Under French colonial rule, the region of the Maghreb emerged as distinct from two other geographical entities that, too, are colonial inventions: the Middle East and Africa. In this book, Abdelmajid Hannoum demonstrates how the invention of the Maghreb started long before the conquest of Algiers and lasted until the time of independence, and beyond, to our present. Through an interdisciplinary study of French colonial modernity, Hannoum examines how colonialism made extensive use of translations of Greek, Roman, and Arabic texts and harnessed high technologies of power to reconfigure the region and invent it. In the process, he analyzes a variety of forms of colonial knowledge including historiography, anthropology, cartography, literary work, archaeology, linguistics, and racial theories. He shows how local engagement with colonial politics and its modes of knowledge were instrumental in the modern making of the region, including in its postcolonial era, as a single unit divorced from Africa and from the Middle East.

Reviews

‘Employing evidence from maps and archaeological reports to dialects and notions of nationalism, Hannoum provides an insightful analysis of how the different lands and peoples of north Africa became ‘the Maghreb’ - how the name and the concept emerged from a complex of modern colonial, racial, and knowledge constructs.

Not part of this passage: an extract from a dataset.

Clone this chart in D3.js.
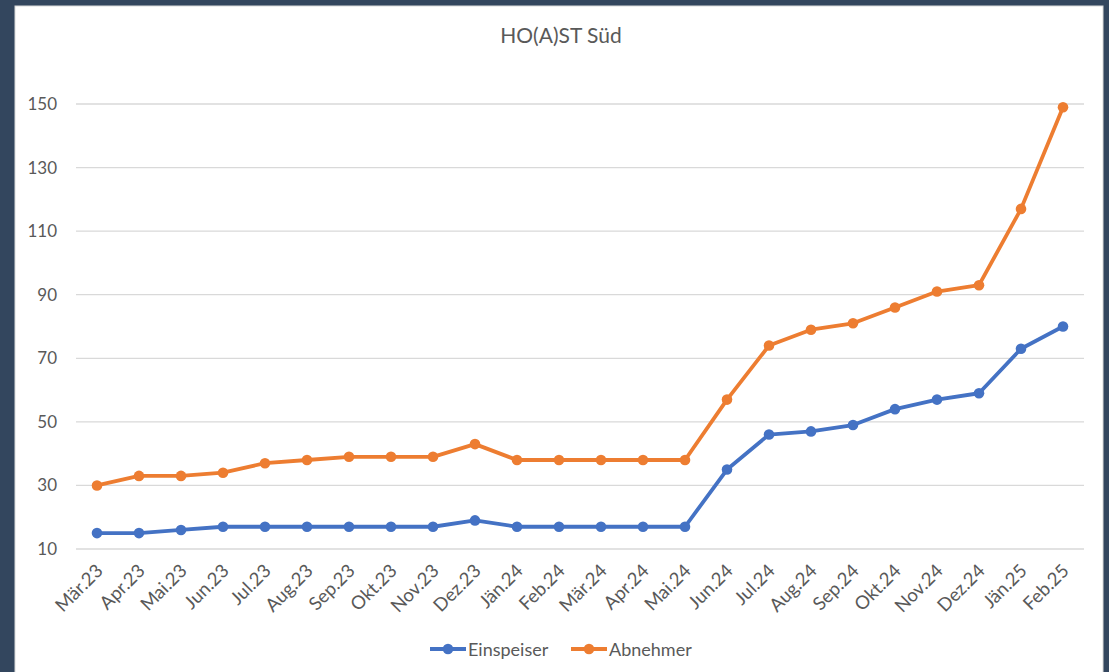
<!DOCTYPE html>
<html>
<head>
<meta charset="utf-8">
<script src="https://cdn.jsdelivr.net/npm/d3@7"></script>
<style>
  html, body { margin: 0; padding: 0; background: #33465e; }
  svg { display: block; font-family: Lato, "Open Sans", sans-serif; }
</style>
</head>
<body>
<svg></svg>
<script>
let months = ['Mär.23','Apr.23','Mai.23','Jun.23','Jul.23','Aug.23','Sep.23','Okt.23','Nov.23','Dez.23',
              'Jän.24','Feb.24','Mär.24','Apr.24','Mai.24','Jun.24','Jul.24','Aug.24','Sep.24','Okt.24',
              'Nov.24','Dez.24','Jän.25','Feb.25']
let einspeiser = [15,15,16,17,17,17,17,17,17,19,17,17,17,17,17,35,46,47,49,54,57,59,73,80]
let abnehmer = [30,33,33,34,37,38,39,39,39,43,38,38,38,38,38,57,74,79,81,86,91,93,117,149]
let yTicks = [10,30,50,70,90,110,130,150]

let width = 1109
let height = 672
let plotLeft = 76, plotRight = 1084, plotTop = 104, plotBottom = 549

let svg = d3.select('svg').attr('width', width).attr('height', height)

// white chart panel
svg.append('rect')
   .attr('x', 15).attr('y', 6)
   .attr('width', 1088).attr('height', 670)
   .attr('fill', '#fff')
   .attr('stroke', '#d9d9d9')

let xScale = d3.scaleBand().domain(months).range([plotLeft, plotRight])
let yScale = d3.scaleLinear().domain([10, 150]).range([plotBottom, plotTop])

// gridlines
svg.append('g')
   .selectAll('line')
   .data(yTicks)
   .enter()
   .append('line')
   .attr('x1', plotLeft).attr('x2', plotRight)
   .attr('y1', d => yScale(d)).attr('y2', d => yScale(d))
   .attr('stroke', '#d9d9d9')
   .attr('stroke-width', 1.3)

// y axis labels
let yAxis = d3.axisLeft(yScale).tickValues(yTicks).tickSize(0).tickPadding(0)
let gy = svg.append('g')
   .attr('transform', 'translate(57,0)')
   .call(yAxis)
gy.select('.domain').remove()
gy.selectAll('text')
  .attr('fill', '#595959')
  .style('font-size', '17px')
  .style('font-family', 'Lato, sans-serif')

// x axis labels
let xAxis = d3.axisBottom(xScale).tickSize(0).tickPadding(0)
let gx = svg.append('g')
   .attr('transform', 'translate(0,' + plotBottom + ')')
   .call(xAxis)
gx.select('.domain').remove()
gx.selectAll('text')
  .attr('fill', '#595959')
  .style('font-size', '18.5px')
  .style('font-family', 'Lato, sans-serif')
  .attr('text-anchor', 'end')
  .attr('dy', 0)
  .attr('transform', 'translate(7,23) rotate(-45)')

// title
svg.append('text')
   .attr('x', 561).attr('y', 43)
   .attr('text-anchor', 'middle')
   .attr('fill', '#595959')
   .style('font-size', '21px')
   .text('HO(A)ST Süd')

let series = [
  { name: 'Einspeiser', values: einspeiser, color: '#4472c4' },
  { name: 'Abnehmer', values: abnehmer, color: '#ed7d31' }
]

let cx = (d, i) => xScale(months[i]) + xScale.bandwidth() / 2

let line = d3.line()
   .x(cx)
   .y(d => yScale(d))

series.forEach(s => {
  svg.append('path')
     .datum(s.values)
     .attr('d', line)
     .attr('fill', 'none')
     .attr('stroke', s.color)
     .attr('stroke-width', 3.8)
     .attr('stroke-linejoin', 'round')
     .attr('stroke-linecap', 'round')

  svg.append('g')
     .selectAll('circle')
     .data(s.values)
     .enter()
     .append('circle')
     .attr('cx', cx)
     .attr('cy', d => yScale(d))
     .attr('r', 5.3)
     .attr('fill', s.color)
})

// legend
let legend = svg.append('g').attr('transform', 'translate(0,649)')
let legendX = [430, 571]
series.forEach((s, i) => {
  let g = legend.append('g').attr('transform', 'translate(' + legendX[i] + ',0)')
  g.append('line')
   .attr('x1', 0).attr('x2', 36)
   .attr('stroke', s.color).attr('stroke-width', 3.8)
  g.append('circle').attr('cx', 18).attr('r', 5.3).attr('fill', s.color)
  g.append('text')
   .attr('x', 38).attr('y', 6.5)
   .attr('fill', '#595959')
   .style('font-size', '18px')
   .text(s.name)
})
</script>
</body>
</html>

Brent Shaw - Princeton University

‘Colonial modernity, or the European project to civilize the rest of the world, deploys knowledge, force, and power to control violently but also to create. For countries geopolitically constituted as neither African nor Middle Eastern - Morocco, Algeria, Tunisia - anthropologist Abdelmajid Hannoum skillfully unpacks France’s discourses and institutions implicated in the creation of the Maghreb. He brings the region into superb focus through French maps and artifacts used to appropriate precolonial texts, construct colonial perceptions, and set enduring terms for postcolonial knowledge.’

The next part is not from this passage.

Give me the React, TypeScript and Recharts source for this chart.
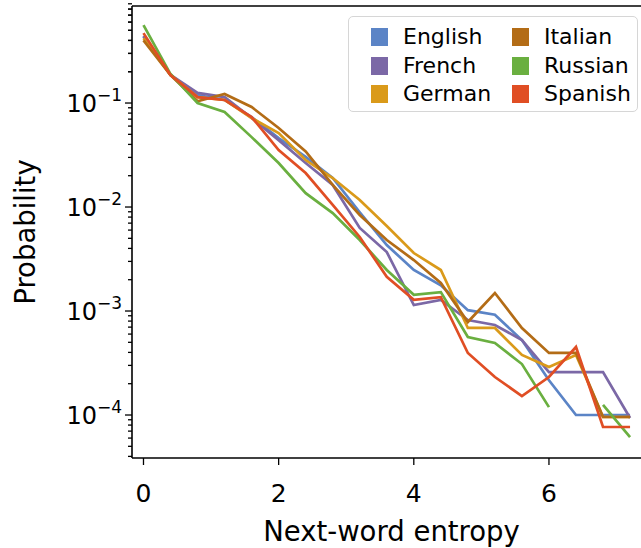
import { LineChart, Line, XAxis, YAxis, ReferenceLine } from "recharts";

const entropy = [0, 0.4, 0.8, 1.2, 1.6, 2.0, 2.4, 2.8, 3.2, 3.6, 4.0, 4.4, 4.8, 5.2, 5.6, 6.0, 6.4, 6.8, 7.2];

const english = [0.44, 0.186, 0.119, 0.107, 0.0733, 0.046, 0.0303, 0.019, 0.0089, 0.00431, 0.00248, 0.00177, 0.00102, 0.00092, 0.000526, 0.000216, 0.0001, 0.0001, 0.0001];
const french = [0.44, 0.186, 0.125, 0.114, 0.0717, 0.044, 0.0265, 0.0163, 0.0063, 0.00369, 0.00114, 0.00128, 0.000819, 0.000733, 0.000526, 0.000259, 0.000259, 0.000259, 0.0000935];
const german = [0.42, 0.186, 0.114, 0.107, 0.0717, 0.0515, 0.0283, 0.019, 0.0117, 0.00656, 0.00361, 0.00248, 0.000687, 0.000687, 0.000378, 0.000289, 0.000378, 0.0000957, 0.0000957];
const italian = [0.4, 0.186, 0.104, 0.122, 0.0916, 0.0575, 0.0342, 0.0163, 0.00838, 0.00482, 0.00309, 0.00186, 0.000784, 0.00149, 0.000687, 0.000395, 0.000395, 0.0000957, 0.0000957];
const russian = [0.56, 0.19, 0.1, 0.082, 0.047, 0.0265, 0.0136, 0.00875, 0.00482, 0.00248, 0.00143, 0.00152, 0.000562, 0.000492, 0.000309, 0.000119, null, 0.000125, 0.0000614];
const spanish = [0.47, 0.186, 0.114, 0.107, 0.0733, 0.0353, 0.0212, 0.0105, 0.00515, 0.00213, 0.00128, 0.00136, 0.000395, 0.000232, 0.000152, 0.000232, 0.000451, 0.0000767, 0.0000767];

const xTicks = [0, 2, 4, 6];
const majorExponents = [-4, -3, -2, -1];
const X_DOMAIN = [-0.17, 7.51];
const Y_DOMAIN = [3.86e-5, 0.857];

const series = [
  { name: "English", values: english, color: "#5b84c6" },
  { name: "French", values: french, color: "#7b68a6" },
  { name: "German", values: german, color: "#da9a1a" },
  { name: "Italian", values: italian, color: "#b36c16" },
  { name: "Russian", values: russian, color: "#6aaf40" },
  { name: "Spanish", values: spanish, color: "#e04e24" },
];

const data = entropy.map((e, i) => {
  const row: Record<string, number | null> = { entropy: e };
  series.forEach((s) => (row[s.name] = s.values[i]));
  return row;
});

// major + minor ticks for the log axis
const yTicks: number[] = [];
majorExponents.forEach((ex) => {
  for (let m = 1; m <= 9; m++) yTicks.push(m * Math.pow(10, ex));
});
for (let m = 4; m <= 9; m++) yTicks.push(m * 1e-5);
for (let m = 2; m <= 8; m++) yTicks.push(m * 1e-1);

const FONT = "DejaVu Sans";

const YTick = ({ x, y, payload }: any) => {
  const lg = Math.log10(payload.value);
  const ex = Math.round(lg);
  const major = Math.abs(lg - ex) < 1e-6;
  return (
    <g>
      <line x1={x - (major ? 7 : 4)} x2={x} y1={y} y2={y} stroke="#000" strokeWidth={1.3} />
      {major && (
        <text x={x - 10} y={y + 9} textAnchor="end" fontSize={24} fontFamily={FONT} fill="#000">
          10
          <tspan dy={-11} fontSize={17}>
            {"\u2212" + -ex}
          </tspan>
        </text>
      )}
    </g>
  );
};

const XTick = ({ x, y, payload }: any) => (
  <g>
    <line x1={x} x2={x} y1={y} y2={y + 7} stroke="#000" strokeWidth={1.3} />
    <text x={x} y={y + 44} textAnchor="middle" fontSize={25} fontFamily={FONT} fill="#000">
      {payload.value}
    </text>
  </g>
);

const YLabel = ({ viewBox }: any) => {
  const cx = viewBox.x + 25;
  const cy = viewBox.y + viewBox.height / 2;
  return (
    <text x={cx} y={cy} transform={`rotate(-90, ${cx}, ${cy})`} textAnchor="middle" dominantBaseline="central" fontSize={27.5} fontFamily={FONT} fill="#000">
      Probability
    </text>
  );
};

const LegendBox = () => (
  <div
    style={{
      position: "absolute",
      left: 348,
      top: 16,
      width: 290,
      height: 96,
      boxSizing: "border-box",
      border: "1.5px solid #d6d6d6",
      borderRadius: 5,
      background: "rgba(255,255,255,0.85)",
      fontFamily: FONT,
      fontSize: 22,
    }}
  >
    {series.map((s, i) => {
      const col = Math.floor(i / 3);
      const row = i % 3;
      return (
        <div
          key={s.name}
          style={{ position: "absolute", left: 22 + col * 141, top: 8 + row * 28.7, display: "flex", alignItems: "center", height: 24 }}
        >
          <span style={{ display: "inline-block", width: 17, height: 18, background: s.color, marginRight: 15 }} />
          <span style={{ lineHeight: "24px" }}>{s.name}</span>
        </div>
      );
    })}
  </div>
);

export default function App() {
  return (
    <div style={{ position: "absolute", left: 0, top: 0, width: 641, height: 548, overflow: "hidden", background: "#fff" }}>
      <LineChart width={651} height={548} data={data} margin={{ top: 6, right: 0, left: 0, bottom: 0 }}>
        <XAxis
          dataKey="entropy"
          type="number"
          domain={X_DOMAIN}
          allowDataOverflow
          ticks={xTicks}
          tick={<XTick />}
          tickLine={false}
          tickSize={0}
          tickMargin={0}
          height={90}
          axisLine={{ stroke: "#000", strokeWidth: 1.6 }}
          label={{ value: "Next-word entropy", position: "insideBottom", offset: 7, fontSize: 27.5, fontFamily: FONT, fill: "#000" }}
        />
        <YAxis
          scale="log"
          type="number"
          domain={Y_DOMAIN}
          allowDataOverflow
          ticks={yTicks}
          interval={0}
          tick={<YTick />}
          tickLine={false}
          tickSize={0}
          tickMargin={0}
          width={132}
          axisLine={{ stroke: "#000", strokeWidth: 1.6 }}
          label={<YLabel />}
        />
        <ReferenceLine y={Y_DOMAIN[1]} stroke="#000" strokeWidth={1.6} ifOverflow="visible" />
        {series.map((s) => (
          <Line
            key={s.name}
            dataKey={s.name}
            stroke={s.color}
            strokeWidth={2.7}
            dot={false}
            isAnimationActive={false}
            type="linear"
          />
        ))}
      </LineChart>
      <LegendBox />
    </div>
  );
}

Susan Slyomovics - University of California, Los Angeles

‘This book will be useful to experts and students interested in North Africa … the book is unique in its genre and highly valuable for Orientalists and IR students wanting to overcome the toxic lenses of centuries of colonial structural violence.’

Deborah Caruso Source: International Affairs

‘This book follows a Foucauldian and Saidian tradition and reminds us of the complicated interaction between power and knowledge that runs deep beneath the realpolitik of postcolonial Maghreb.’